DATASET RECORDS =
* * *

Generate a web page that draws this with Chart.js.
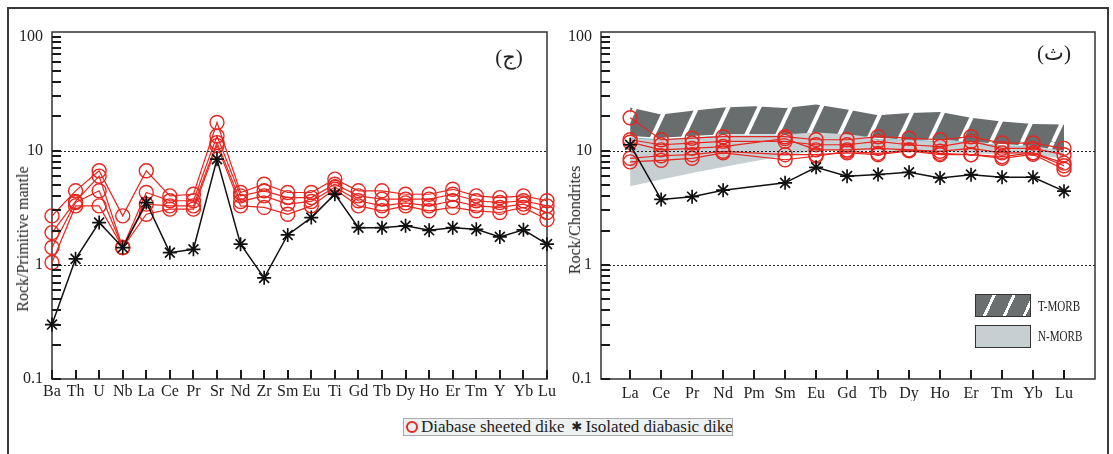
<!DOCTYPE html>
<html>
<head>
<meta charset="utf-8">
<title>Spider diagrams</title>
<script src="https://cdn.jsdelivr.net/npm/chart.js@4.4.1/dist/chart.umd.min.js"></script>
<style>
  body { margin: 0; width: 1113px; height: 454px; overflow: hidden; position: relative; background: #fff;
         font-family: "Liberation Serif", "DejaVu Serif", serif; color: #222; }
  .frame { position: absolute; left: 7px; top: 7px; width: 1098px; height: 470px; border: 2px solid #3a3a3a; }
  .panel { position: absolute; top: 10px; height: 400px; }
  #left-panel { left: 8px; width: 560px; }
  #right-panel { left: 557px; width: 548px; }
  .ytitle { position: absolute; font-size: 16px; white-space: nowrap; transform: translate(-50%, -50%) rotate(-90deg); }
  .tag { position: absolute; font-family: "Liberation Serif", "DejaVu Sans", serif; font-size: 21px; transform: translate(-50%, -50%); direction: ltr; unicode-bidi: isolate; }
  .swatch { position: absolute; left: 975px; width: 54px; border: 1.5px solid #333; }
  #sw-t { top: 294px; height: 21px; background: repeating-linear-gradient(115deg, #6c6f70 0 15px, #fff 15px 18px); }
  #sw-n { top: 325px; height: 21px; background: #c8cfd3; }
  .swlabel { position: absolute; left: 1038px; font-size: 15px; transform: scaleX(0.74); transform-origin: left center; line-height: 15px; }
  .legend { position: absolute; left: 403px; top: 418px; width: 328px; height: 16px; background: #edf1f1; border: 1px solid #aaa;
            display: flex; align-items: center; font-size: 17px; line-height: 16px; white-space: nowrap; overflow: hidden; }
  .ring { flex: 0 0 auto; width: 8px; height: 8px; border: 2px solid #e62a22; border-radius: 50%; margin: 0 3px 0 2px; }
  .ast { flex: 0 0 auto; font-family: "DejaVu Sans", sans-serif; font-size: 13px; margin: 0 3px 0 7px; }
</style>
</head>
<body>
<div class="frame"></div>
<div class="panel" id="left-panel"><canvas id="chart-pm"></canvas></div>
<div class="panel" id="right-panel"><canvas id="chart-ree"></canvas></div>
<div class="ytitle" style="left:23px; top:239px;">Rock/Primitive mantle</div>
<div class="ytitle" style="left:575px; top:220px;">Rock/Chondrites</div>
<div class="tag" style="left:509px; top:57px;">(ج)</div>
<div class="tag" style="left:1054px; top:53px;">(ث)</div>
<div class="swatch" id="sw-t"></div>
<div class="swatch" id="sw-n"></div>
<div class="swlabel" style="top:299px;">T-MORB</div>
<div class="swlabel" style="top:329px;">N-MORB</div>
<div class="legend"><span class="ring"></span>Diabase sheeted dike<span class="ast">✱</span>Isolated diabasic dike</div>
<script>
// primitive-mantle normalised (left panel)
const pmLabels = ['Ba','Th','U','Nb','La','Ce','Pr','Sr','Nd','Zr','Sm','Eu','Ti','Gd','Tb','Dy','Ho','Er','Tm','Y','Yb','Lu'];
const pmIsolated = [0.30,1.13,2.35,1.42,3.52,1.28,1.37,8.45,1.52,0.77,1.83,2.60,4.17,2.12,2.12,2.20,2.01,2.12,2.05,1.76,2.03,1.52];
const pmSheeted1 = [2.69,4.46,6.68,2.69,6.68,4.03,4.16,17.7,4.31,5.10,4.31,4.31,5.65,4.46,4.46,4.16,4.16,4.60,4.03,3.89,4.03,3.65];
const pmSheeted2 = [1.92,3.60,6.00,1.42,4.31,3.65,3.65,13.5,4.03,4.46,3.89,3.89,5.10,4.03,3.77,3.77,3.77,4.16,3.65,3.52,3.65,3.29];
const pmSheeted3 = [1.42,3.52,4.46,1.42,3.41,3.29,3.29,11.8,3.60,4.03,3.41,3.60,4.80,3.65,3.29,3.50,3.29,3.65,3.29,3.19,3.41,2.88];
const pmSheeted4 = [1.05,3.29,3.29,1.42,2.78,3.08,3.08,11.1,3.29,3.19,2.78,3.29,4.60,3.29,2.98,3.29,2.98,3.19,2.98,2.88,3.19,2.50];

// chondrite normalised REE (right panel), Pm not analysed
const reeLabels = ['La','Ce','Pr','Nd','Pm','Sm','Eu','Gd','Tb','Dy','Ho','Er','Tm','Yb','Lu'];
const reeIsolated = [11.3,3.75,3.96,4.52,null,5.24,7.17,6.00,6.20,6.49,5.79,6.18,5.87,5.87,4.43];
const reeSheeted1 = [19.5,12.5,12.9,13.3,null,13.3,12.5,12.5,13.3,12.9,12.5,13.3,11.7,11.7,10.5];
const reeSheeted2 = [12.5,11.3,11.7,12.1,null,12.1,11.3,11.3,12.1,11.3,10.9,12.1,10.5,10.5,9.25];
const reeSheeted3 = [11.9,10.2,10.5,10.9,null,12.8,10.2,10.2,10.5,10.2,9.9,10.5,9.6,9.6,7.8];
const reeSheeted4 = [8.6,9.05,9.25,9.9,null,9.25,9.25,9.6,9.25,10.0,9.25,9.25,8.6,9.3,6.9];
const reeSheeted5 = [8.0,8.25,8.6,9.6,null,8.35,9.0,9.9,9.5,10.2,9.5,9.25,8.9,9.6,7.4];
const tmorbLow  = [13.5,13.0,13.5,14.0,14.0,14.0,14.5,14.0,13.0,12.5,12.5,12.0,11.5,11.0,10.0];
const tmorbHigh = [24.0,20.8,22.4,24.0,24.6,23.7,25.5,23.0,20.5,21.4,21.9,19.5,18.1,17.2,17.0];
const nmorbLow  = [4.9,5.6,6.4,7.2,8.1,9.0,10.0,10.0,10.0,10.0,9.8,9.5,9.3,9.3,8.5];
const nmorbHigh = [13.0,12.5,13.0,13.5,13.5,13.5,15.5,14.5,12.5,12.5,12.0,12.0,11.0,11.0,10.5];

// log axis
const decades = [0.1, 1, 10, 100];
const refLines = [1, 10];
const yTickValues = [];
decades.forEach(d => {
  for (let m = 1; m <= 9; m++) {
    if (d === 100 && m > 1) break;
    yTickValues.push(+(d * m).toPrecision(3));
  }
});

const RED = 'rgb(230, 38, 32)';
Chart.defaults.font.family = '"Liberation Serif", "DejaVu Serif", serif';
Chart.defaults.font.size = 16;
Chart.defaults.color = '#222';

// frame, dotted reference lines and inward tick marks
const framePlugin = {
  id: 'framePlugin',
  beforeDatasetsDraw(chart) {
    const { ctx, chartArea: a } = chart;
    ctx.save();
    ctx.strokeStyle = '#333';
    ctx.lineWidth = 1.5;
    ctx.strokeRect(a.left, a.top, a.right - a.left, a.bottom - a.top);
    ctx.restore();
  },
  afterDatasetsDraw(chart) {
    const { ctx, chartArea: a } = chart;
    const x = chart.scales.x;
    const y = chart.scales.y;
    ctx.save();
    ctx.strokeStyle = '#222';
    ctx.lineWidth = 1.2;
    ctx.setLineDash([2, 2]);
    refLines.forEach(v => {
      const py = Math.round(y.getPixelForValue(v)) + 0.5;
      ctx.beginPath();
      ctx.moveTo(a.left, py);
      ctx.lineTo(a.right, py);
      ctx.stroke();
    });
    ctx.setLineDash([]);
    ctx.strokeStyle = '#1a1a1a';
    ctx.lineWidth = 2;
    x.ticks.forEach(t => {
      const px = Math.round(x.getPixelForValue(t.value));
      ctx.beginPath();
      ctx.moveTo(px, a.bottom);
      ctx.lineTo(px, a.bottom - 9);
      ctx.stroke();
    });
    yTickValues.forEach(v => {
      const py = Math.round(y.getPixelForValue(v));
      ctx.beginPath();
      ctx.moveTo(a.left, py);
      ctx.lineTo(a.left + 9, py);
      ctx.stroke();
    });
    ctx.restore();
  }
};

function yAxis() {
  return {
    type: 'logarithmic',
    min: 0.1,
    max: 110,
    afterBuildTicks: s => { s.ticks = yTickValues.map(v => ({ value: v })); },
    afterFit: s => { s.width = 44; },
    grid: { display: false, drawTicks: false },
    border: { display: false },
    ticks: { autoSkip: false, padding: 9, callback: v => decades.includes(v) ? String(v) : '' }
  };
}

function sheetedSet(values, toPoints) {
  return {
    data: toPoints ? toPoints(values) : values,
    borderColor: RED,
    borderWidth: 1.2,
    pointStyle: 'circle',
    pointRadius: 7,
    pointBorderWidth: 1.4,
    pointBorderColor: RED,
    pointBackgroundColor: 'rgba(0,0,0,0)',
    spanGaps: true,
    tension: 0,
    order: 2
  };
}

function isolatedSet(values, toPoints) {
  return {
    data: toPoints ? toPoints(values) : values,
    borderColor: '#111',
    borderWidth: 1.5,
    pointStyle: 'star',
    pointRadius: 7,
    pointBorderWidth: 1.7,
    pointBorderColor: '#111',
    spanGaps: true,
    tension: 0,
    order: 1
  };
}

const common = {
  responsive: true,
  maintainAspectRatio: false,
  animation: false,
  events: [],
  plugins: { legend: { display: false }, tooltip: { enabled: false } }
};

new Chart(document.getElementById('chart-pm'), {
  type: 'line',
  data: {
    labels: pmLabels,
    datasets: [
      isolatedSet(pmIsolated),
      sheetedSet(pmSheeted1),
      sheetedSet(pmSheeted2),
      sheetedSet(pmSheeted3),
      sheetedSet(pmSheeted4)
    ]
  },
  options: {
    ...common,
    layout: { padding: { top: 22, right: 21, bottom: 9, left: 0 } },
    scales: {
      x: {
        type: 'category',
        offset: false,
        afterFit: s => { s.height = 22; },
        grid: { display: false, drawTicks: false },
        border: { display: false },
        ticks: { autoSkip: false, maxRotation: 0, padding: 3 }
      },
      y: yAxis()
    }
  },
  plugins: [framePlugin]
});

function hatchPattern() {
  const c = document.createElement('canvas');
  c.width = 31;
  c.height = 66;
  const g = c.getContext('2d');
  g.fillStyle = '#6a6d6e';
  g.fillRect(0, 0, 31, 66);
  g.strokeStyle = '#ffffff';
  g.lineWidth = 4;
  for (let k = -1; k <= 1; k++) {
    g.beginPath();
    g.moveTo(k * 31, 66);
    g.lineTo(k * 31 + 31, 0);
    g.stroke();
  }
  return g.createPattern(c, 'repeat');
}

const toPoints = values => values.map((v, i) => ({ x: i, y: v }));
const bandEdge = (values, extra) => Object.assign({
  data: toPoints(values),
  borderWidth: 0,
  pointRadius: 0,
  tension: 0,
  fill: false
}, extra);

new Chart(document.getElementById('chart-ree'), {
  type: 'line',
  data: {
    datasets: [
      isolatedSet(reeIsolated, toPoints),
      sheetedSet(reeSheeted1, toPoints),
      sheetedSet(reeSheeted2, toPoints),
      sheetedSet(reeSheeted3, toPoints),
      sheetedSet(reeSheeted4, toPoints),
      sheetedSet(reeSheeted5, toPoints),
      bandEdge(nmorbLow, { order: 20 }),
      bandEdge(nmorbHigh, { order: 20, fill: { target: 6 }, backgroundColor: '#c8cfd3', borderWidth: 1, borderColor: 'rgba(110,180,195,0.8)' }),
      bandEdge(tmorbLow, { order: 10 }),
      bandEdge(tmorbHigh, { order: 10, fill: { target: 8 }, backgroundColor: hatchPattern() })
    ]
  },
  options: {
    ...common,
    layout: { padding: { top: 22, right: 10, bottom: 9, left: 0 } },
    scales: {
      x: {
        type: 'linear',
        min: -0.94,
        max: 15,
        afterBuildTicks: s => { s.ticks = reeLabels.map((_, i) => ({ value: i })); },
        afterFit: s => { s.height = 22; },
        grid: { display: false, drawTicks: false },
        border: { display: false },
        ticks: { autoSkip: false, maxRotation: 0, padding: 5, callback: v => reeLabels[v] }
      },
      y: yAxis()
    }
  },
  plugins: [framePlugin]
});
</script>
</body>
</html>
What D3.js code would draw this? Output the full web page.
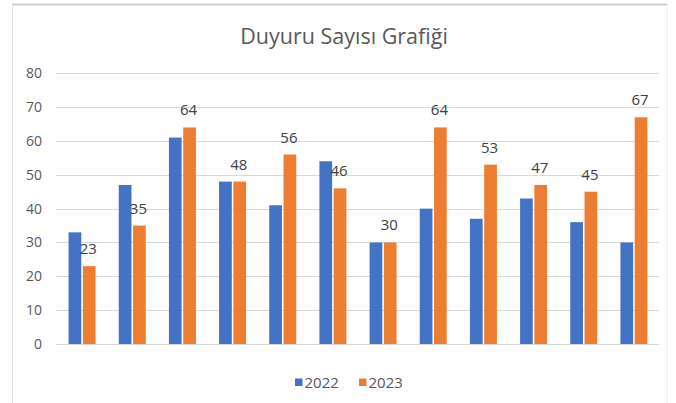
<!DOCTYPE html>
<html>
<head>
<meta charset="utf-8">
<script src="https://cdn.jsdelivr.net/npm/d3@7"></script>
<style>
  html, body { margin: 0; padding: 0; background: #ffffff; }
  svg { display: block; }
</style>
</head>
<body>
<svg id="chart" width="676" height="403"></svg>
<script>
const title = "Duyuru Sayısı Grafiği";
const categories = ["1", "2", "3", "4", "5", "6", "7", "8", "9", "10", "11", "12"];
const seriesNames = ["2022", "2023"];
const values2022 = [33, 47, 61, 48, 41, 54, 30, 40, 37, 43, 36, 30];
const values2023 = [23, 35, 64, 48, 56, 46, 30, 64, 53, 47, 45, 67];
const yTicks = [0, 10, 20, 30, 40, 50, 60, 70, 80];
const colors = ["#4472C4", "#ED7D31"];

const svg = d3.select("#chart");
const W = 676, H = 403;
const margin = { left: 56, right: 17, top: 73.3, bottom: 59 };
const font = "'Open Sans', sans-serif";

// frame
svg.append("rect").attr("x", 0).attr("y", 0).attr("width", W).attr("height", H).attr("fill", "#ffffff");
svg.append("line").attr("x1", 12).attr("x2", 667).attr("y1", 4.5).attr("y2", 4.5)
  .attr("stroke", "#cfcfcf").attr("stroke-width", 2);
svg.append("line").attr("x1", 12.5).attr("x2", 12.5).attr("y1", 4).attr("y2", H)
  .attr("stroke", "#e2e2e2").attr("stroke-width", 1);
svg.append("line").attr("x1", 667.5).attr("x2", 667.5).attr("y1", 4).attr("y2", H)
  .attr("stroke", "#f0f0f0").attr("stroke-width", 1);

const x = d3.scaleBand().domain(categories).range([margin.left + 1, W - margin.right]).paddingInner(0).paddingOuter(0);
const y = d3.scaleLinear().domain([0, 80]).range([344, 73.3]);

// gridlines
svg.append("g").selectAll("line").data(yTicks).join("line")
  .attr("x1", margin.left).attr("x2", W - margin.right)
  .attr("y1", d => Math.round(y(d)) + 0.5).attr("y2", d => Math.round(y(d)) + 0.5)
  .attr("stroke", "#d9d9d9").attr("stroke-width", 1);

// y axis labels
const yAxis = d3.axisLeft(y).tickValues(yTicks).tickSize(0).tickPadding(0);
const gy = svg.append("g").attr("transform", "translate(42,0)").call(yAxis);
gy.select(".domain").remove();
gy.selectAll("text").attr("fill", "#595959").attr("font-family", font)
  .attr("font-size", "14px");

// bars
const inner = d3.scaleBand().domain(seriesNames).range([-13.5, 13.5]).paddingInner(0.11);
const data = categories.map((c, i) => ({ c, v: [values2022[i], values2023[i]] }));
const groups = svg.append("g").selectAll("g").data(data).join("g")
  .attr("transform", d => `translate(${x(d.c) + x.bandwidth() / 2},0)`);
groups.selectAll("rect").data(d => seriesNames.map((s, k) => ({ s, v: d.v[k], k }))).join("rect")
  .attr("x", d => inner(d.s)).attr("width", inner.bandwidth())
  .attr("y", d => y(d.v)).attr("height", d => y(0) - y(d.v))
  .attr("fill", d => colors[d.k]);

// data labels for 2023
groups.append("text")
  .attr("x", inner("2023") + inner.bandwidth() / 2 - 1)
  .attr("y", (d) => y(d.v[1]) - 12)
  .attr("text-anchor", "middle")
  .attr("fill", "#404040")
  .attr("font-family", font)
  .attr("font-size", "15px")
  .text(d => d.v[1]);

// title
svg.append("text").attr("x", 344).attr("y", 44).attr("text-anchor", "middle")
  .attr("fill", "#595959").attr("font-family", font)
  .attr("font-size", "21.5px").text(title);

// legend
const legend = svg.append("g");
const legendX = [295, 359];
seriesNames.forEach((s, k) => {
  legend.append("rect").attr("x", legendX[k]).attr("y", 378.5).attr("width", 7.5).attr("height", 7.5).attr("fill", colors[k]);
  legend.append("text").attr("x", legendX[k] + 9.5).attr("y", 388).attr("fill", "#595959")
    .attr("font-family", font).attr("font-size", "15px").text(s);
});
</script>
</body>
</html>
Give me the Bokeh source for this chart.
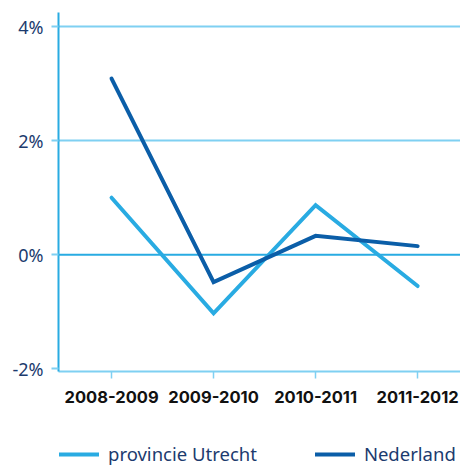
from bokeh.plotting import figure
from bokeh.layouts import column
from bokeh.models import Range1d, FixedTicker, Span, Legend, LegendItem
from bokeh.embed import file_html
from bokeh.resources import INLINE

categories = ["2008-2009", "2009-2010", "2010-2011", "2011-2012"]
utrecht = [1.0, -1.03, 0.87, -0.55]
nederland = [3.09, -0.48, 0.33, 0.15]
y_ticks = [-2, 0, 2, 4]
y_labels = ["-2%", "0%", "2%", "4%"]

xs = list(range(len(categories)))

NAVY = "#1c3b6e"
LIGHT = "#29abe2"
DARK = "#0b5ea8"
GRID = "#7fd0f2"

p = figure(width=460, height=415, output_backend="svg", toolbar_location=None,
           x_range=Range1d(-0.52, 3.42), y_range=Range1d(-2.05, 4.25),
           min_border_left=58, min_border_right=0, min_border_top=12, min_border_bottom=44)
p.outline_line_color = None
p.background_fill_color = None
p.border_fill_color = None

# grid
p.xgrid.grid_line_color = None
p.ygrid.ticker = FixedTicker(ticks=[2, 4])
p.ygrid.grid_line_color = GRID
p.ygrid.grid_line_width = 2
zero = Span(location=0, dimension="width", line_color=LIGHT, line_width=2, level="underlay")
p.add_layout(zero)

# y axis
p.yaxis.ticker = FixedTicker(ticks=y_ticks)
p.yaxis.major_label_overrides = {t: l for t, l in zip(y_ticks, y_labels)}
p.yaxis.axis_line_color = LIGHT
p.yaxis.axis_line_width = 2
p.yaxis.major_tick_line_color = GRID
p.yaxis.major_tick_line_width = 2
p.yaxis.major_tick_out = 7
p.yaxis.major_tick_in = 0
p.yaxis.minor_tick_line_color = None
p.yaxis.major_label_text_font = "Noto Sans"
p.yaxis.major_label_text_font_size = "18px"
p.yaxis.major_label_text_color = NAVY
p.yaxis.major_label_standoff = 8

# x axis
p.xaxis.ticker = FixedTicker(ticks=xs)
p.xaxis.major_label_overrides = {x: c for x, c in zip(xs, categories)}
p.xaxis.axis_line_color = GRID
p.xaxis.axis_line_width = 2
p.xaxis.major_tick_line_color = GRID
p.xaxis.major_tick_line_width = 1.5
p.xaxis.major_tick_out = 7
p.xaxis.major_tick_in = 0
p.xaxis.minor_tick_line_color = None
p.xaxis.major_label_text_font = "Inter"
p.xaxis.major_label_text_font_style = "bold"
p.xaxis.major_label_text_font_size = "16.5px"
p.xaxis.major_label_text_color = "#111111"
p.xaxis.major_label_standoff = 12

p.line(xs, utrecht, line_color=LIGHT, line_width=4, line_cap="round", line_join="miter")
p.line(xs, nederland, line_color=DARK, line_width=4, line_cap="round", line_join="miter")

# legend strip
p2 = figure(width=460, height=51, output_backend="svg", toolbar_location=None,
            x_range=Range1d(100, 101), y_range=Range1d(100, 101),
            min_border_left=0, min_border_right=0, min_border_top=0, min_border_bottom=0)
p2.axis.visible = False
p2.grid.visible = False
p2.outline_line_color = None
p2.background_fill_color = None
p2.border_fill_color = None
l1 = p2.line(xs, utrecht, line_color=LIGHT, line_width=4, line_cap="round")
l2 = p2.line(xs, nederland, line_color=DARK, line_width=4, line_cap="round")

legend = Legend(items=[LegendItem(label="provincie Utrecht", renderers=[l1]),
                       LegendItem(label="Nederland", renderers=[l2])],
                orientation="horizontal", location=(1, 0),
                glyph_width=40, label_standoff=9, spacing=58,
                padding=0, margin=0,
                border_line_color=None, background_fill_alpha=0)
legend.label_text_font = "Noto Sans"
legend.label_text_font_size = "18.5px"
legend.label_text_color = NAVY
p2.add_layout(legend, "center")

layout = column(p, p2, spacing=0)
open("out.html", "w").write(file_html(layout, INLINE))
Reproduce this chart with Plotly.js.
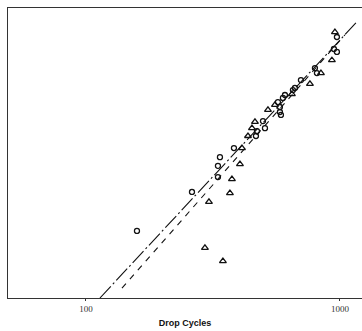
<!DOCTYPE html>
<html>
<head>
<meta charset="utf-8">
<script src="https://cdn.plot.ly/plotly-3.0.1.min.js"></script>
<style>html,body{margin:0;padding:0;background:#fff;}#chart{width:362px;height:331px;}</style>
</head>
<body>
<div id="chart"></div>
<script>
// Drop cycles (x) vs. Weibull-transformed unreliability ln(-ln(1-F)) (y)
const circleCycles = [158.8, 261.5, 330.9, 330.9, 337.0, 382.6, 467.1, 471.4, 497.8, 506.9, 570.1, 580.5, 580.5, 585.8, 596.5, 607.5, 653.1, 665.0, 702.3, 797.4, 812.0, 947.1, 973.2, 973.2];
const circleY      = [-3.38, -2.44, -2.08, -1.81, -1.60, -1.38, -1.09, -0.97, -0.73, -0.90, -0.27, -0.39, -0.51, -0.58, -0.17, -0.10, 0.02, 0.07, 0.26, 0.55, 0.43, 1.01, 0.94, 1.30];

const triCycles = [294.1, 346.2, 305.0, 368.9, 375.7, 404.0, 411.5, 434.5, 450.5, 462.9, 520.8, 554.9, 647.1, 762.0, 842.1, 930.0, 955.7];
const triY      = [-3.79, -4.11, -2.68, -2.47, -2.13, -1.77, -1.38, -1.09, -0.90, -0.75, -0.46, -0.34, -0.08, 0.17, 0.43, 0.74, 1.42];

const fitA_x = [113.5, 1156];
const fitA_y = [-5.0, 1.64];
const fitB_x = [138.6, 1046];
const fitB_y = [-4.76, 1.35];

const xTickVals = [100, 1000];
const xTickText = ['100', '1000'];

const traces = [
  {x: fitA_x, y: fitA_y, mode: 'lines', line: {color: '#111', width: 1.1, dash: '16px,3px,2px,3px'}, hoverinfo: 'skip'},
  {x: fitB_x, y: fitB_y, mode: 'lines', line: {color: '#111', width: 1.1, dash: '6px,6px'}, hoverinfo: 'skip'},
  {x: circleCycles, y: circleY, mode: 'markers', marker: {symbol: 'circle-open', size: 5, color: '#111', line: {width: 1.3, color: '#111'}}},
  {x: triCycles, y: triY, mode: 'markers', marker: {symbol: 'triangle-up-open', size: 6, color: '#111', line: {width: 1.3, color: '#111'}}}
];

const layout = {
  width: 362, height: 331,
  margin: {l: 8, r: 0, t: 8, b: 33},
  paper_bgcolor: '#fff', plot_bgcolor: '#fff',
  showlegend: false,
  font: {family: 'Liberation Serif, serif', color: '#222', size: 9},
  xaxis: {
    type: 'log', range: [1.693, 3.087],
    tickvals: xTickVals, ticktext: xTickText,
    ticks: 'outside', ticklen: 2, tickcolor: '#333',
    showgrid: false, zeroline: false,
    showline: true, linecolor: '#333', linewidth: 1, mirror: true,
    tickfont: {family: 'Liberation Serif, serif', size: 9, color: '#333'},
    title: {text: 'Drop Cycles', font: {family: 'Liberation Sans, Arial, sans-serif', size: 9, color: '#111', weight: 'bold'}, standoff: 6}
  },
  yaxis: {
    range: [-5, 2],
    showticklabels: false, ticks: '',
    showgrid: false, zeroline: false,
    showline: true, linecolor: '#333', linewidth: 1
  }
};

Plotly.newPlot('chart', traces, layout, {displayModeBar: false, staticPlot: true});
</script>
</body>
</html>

* * *

STATED TASK =
Look for the word "this" and return every line where it occurs.

EXPECTED ANSWER =
Generate a web page that draws this with Chart.js.
What D3.js code would draw this? Output the full web page.
Give me the Bokeh source for this chart.
Reproduce this chart with Plotly.js.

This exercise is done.